§ **EXERCISE**:
Write out the data again exactly, skipping every picture.

··· RECORDED DATA ···

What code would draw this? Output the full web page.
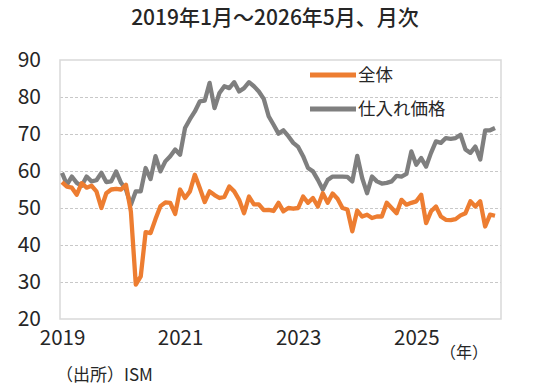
<!DOCTYPE html>
<html>
<head>
<meta charset="utf-8">
<script src="https://cdn.jsdelivr.net/npm/d3@7"></script>
<style>
  body { margin: 0; background: #fff; }
  svg text { font-family: 'Noto Sans CJK JP', 'Noto Sans', sans-serif; fill: #262626; }
</style>
</head>
<body>
<div id="chart"></div>
<script>
// monthly, Jan 2019 .. May 2026 (index 0..88)
var startYear = 2019
var yearTicks = [2019, 2021, 2023, 2025]
var yTicks = [20, 30, 40, 50, 60, 70, 80, 90]
var seriesNames = ['全体', '仕入れ価格']

var overall = [
  57.0, 55.8, 55.5, 53.6, 56.7, 55.5, 56.0, 54.5, 50.0, 54.0, 55.0, 55.2,
  55.0, 56.3, 49.0, 29.3, 31.5, 43.5, 43.2, 47.0, 50.5, 51.5, 51.4, 48.4,
  55.0, 52.7, 54.5, 59.0, 55.4, 51.6, 54.5, 53.5, 52.7, 53.0, 55.8, 54.5,
  52.2, 48.6, 53.1, 51.0, 51.0, 49.4, 49.5, 49.2, 51.4, 49.1, 50.0, 49.8,
  50.0, 53.1, 51.4, 52.7, 50.4, 54.0, 51.4, 53.9, 52.5, 50.0, 49.6, 43.7,
  49.3, 47.7, 48.2, 47.3, 47.7, 47.7, 51.4, 50.0, 48.6, 52.2, 50.9, 51.4,
  51.8, 53.6, 45.9, 49.1, 50.4, 47.7, 46.8, 46.7, 47.0, 48.0, 48.6, 51.8,
  50.4, 51.8, 45.0, 48.2, 47.9
]

var prices = [
  59.5, 56.3, 58.5, 56.8, 56.0, 58.5, 57.2, 57.5, 59.5, 57.0, 57.2, 59.9,
  56.8, 55.0, 50.9, 54.5, 54.5, 60.8, 57.8, 64.0, 59.9, 62.6, 64.0, 65.8,
  64.4, 71.6, 74.0, 76.1, 78.8, 79.0, 83.8, 77.0, 81.1, 82.9, 82.4, 84.0,
  81.5, 82.4, 84.0, 82.9, 81.5, 79.5, 74.8, 72.5, 70.1, 71.0, 69.4, 67.6,
  66.5, 64.0, 60.8, 59.9, 57.6, 55.0, 57.6, 58.5, 58.5, 58.5, 58.4, 57.2,
  64.1, 58.1, 54.0, 58.5, 57.2, 56.6, 56.8, 57.2, 58.7, 58.5, 59.2, 65.3,
  61.7, 63.5, 61.2, 64.9, 68.0, 67.6, 68.9, 68.7, 68.9, 69.8, 65.8, 64.9,
  66.6, 63.1, 71.0, 71.0, 71.6
]

var colors = ['#ED7D31', '#7F7F7F']

var margin = { top: 60, left: 60, right: 39, bottom: 71 }
var width = 540 - margin.left - margin.right
var height = 390 - margin.top - margin.bottom

var svg = d3
  .select('#chart')
  .append('svg')
  .attr('width', 540)
  .attr('height', 390)

var g = svg
  .append('g')
  .attr('transform', 'translate(' + margin.left + ',' + margin.top + ')')

var xPositionScale = d3
  .scaleLinear()
  .domain([0, overall.length - 1])
  .range([2, width - 6])
var yPositionScale = d3
  .scaleLinear()
  .domain([20, 90])
  .range([height, 0])

// title
svg
  .append('text')
  .text('2019年1月～2026年5月、月次')
  .attr('x', 275)
  .attr('y', 25)
  .attr('text-anchor', 'middle')
  .attr('font-size', 21)
  .attr('font-weight', 500)

// gridlines
var yGrid = d3
  .axisLeft(yPositionScale)
  .tickValues(yTicks.slice(1, -1))
  .tickSize(-width)
  .tickFormat('')
g.append('g')
  .attr('class', 'grid')
  .call(yGrid)
g.selectAll('.grid path').remove()
g.selectAll('.grid line')
  .attr('stroke', '#c8c8c8')
  .attr('stroke-dasharray', '3,2')

// frame
g.append('rect')
  .attr('x', 0)
  .attr('y', 0)
  .attr('width', width)
  .attr('height', height)
  .attr('fill', 'none')
  .attr('stroke', '#d9d9d9')
  .attr('stroke-width', 1.5)

// y labels
var yAxis = d3
  .axisLeft(yPositionScale)
  .tickValues(yTicks)
  .tickSize(0)
  .tickPadding(19)
g.append('g')
  .attr('class', 'y-axis')
  .call(yAxis)
g.select('.y-axis path').remove()
g.selectAll('.y-axis text')
  .attr('font-size', 21)
  .attr('font-family', null)
  .attr('fill', '#262626')

// x labels
var xAxis = d3
  .axisBottom(xPositionScale)
  .tickValues(yearTicks.map(function(y) {
    return (y - startYear) * 12
  }))
  .tickFormat(function(d) {
    return startYear + d / 12
  })
  .tickSize(0)
  .tickPadding(11)
g.append('g')
  .attr('class', 'x-axis')
  .attr('transform', 'translate(0,' + height + ')')
  .call(xAxis)
g.select('.x-axis path').remove()
g.selectAll('.x-axis text')
  .attr('font-size', 20.5)
  .attr('font-family', null)
  .attr('fill', '#262626')

svg
  .append('text')
  .text('（年）')
  .attr('x', 440)
  .attr('y', 358)
  .attr('font-size', 16)

svg
  .append('text')
  .text('（出所）ISM')
  .attr('x', 56)
  .attr('y', 381)
  .attr('font-size', 17)

// lines
var line = d3
  .line()
  .x(function(d, i) {
    return xPositionScale(i)
  })
  .y(function(d) {
    return yPositionScale(d)
  })

;[prices, overall].forEach(function(s, k) {
  g.append('path')
    .datum(s)
    .attr('d', line)
    .attr('fill', 'none')
    .attr('stroke', colors[1 - k])
    .attr('stroke-width', 4.3)
    .attr('stroke-linejoin', 'round')
})

// legend
var legend = g
  .selectAll('.legend')
  .data(seriesNames)
  .enter()
  .append('g')
  .attr('class', 'legend')
  .attr('transform', function(d, i) {
    return 'translate(250,' + (15 + i * 34) + ')'
  })
legend
  .append('line')
  .attr('x1', 0)
  .attr('x2', 46)
  .attr('stroke', function(d, i) {
    return colors[i]
  })
  .attr('stroke-width', 5)
legend
  .append('text')
  .text(function(d) {
    return d
  })
  .attr('x', 48)
  .attr('y', 6)
  .attr('font-size', 17.5)
</script>
</body>
</html>
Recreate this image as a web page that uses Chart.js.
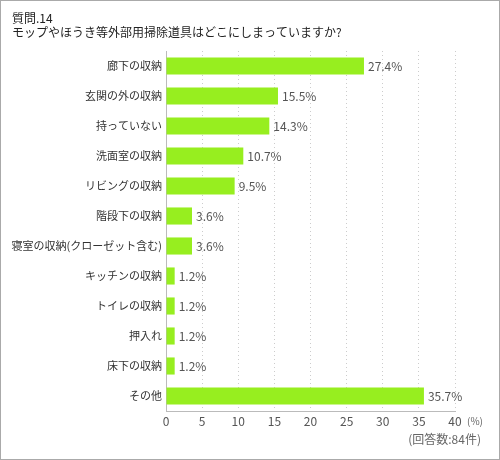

···

§ **RESPONSE BELOW**:
What code would draw this? Output the full web page.
<!DOCTYPE html>
<html>
<head>
<meta charset="utf-8">
<script src="https://cdn.jsdelivr.net/npm/d3@7"></script>
<style>
  body { margin: 0; background: #fff; }
  svg text { font-family: 'Noto Sans CJK JP', 'Noto Sans', sans-serif; fill: #262626; }
</style>
</head>
<body>
<div id="chart"></div>
<script>
// monthly, Jan 2019 .. May 2026 (index 0..88)
var startYear = 2019
var yearTicks = [2019, 2021, 2023, 2025]
var yTicks = [20, 30, 40, 50, 60, 70, 80, 90]
var seriesNames = ['全体', '仕入れ価格']

var overall = [
  57.0, 55.8, 55.5, 53.6, 56.7, 55.5, 56.0, 54.5, 50.0, 54.0, 55.0, 55.2,
  55.0, 56.3, 49.0, 29.3, 31.5, 43.5, 43.2, 47.0, 50.5, 51.5, 51.4, 48.4,
  55.0, 52.7, 54.5, 59.0, 55.4, 51.6, 54.5, 53.5, 52.7, 53.0, 55.8, 54.5,
  52.2, 48.6, 53.1, 51.0, 51.0, 49.4, 49.5, 49.2, 51.4, 49.1, 50.0, 49.8,
  50.0, 53.1, 51.4, 52.7, 50.4, 54.0, 51.4, 53.9, 52.5, 50.0, 49.6, 43.7,
  49.3, 47.7, 48.2, 47.3, 47.7, 47.7, 51.4, 50.0, 48.6, 52.2, 50.9, 51.4,
  51.8, 53.6, 45.9, 49.1, 50.4, 47.7, 46.8, 46.7, 47.0, 48.0, 48.6, 51.8,
  50.4, 51.8, 45.0, 48.2, 47.9
]

var prices = [
  59.5, 56.3, 58.5, 56.8, 56.0, 58.5, 57.2, 57.5, 59.5, 57.0, 57.2, 59.9,
  56.8, 55.0, 50.9, 54.5, 54.5, 60.8, 57.8, 64.0, 59.9, 62.6, 64.0, 65.8,
  64.4, 71.6, 74.0, 76.1, 78.8, 79.0, 83.8, 77.0, 81.1, 82.9, 82.4, 84.0,
  81.5, 82.4, 84.0, 82.9, 81.5, 79.5, 74.8, 72.5, 70.1, 71.0, 69.4, 67.6,
  66.5, 64.0, 60.8, 59.9, 57.6, 55.0, 57.6, 58.5, 58.5, 58.5, 58.4, 57.2,
  64.1, 58.1, 54.0, 58.5, 57.2, 56.6, 56.8, 57.2, 58.7, 58.5, 59.2, 65.3,
  61.7, 63.5, 61.2, 64.9, 68.0, 67.6, 68.9, 68.7, 68.9, 69.8, 65.8, 64.9,
  66.6, 63.1, 71.0, 71.0, 71.6
]

var colors = ['#ED7D31', '#7F7F7F']

var margin = { top: 60, left: 60, right: 39, bottom: 71 }
var width = 540 - margin.left - margin.right
var height = 390 - margin.top - margin.bottom

var svg = d3
  .select('#chart')
  .append('svg')
  .attr('width', 540)
  .attr('height', 390)

var g = svg
  .append('g')
  .attr('transform', 'translate(' + margin.left + ',' + margin.top + ')')

var xPositionScale = d3
  .scaleLinear()
  .domain([0, overall.length - 1])
  .range([2, width - 6])
var yPositionScale = d3
  .scaleLinear()
  .domain([20, 90])
  .range([height, 0])

// title
svg
  .append('text')
  .text('2019年1月～2026年5月、月次')
  .attr('x', 275)
  .attr('y', 25)
  .attr('text-anchor', 'middle')
  .attr('font-size', 21)
  .attr('font-weight', 500)

// gridlines
var yGrid = d3
  .axisLeft(yPositionScale)
  .tickValues(yTicks.slice(1, -1))
  .tickSize(-width)
  .tickFormat('')
g.append('g')
  .attr('class', 'grid')
  .call(yGrid)
g.selectAll('.grid path').remove()
g.selectAll('.grid line')
  .attr('stroke', '#c8c8c8')
  .attr('stroke-dasharray', '3,2')

// frame
g.append('rect')
  .attr('x', 0)
  .attr('y', 0)
  .attr('width', width)
  .attr('height', height)
  .attr('fill', 'none')
  .attr('stroke', '#d9d9d9')
  .attr('stroke-width', 1.5)

// y labels
var yAxis = d3
  .axisLeft(yPositionScale)
  .tickValues(yTicks)
  .tickSize(0)
  .tickPadding(19)
g.append('g')
  .attr('class', 'y-axis')
  .call(yAxis)
g.select('.y-axis path').remove()
g.selectAll('.y-axis text')
  .attr('font-size', 21)
  .attr('font-family', null)
  .attr('fill', '#262626')

// x labels
var xAxis = d3
  .axisBottom(xPositionScale)
  .tickValues(yearTicks.map(function(y) {
    return (y - startYear) * 12
  }))
  .tickFormat(function(d) {
    return startYear + d / 12
  })
  .tickSize(0)
  .tickPadding(11)
g.append('g')
  .attr('class', 'x-axis')
  .attr('transform', 'translate(0,' + height + ')')
  .call(xAxis)
g.select('.x-axis path').remove()
g.selectAll('.x-axis text')
  .attr('font-size', 20.5)
  .attr('font-family', null)
  .attr('fill', '#262626')

svg
  .append('text')
  .text('（年）')
  .attr('x', 440)
  .attr('y', 358)
  .attr('font-size', 16)

svg
  .append('text')
  .text('（出所）ISM')
  .attr('x', 56)
  .attr('y', 381)
  .attr('font-size', 17)

// lines
var line = d3
  .line()
  .x(function(d, i) {
    return xPositionScale(i)
  })
  .y(function(d) {
    return yPositionScale(d)
  })

;[prices, overall].forEach(function(s, k) {
  g.append('path')
    .datum(s)
    .attr('d', line)
    .attr('fill', 'none')
    .attr('stroke', colors[1 - k])
    .attr('stroke-width', 4.3)
    .attr('stroke-linejoin', 'round')
})

// legend
var legend = g
  .selectAll('.legend')
  .data(seriesNames)
  .enter()
  .append('g')
  .attr('class', 'legend')
  .attr('transform', function(d, i) {
    return 'translate(250,' + (15 + i * 34) + ')'
  })
legend
  .append('line')
  .attr('x1', 0)
  .attr('x2', 46)
  .attr('stroke', function(d, i) {
    return colors[i]
  })
  .attr('stroke-width', 5)
legend
  .append('text')
  .text(function(d) {
    return d
  })
  .attr('x', 48)
  .attr('y', 6)
  .attr('font-size', 17.5)
</script>
</body>
</html>
Recreate this image as a web page that uses Chart.js.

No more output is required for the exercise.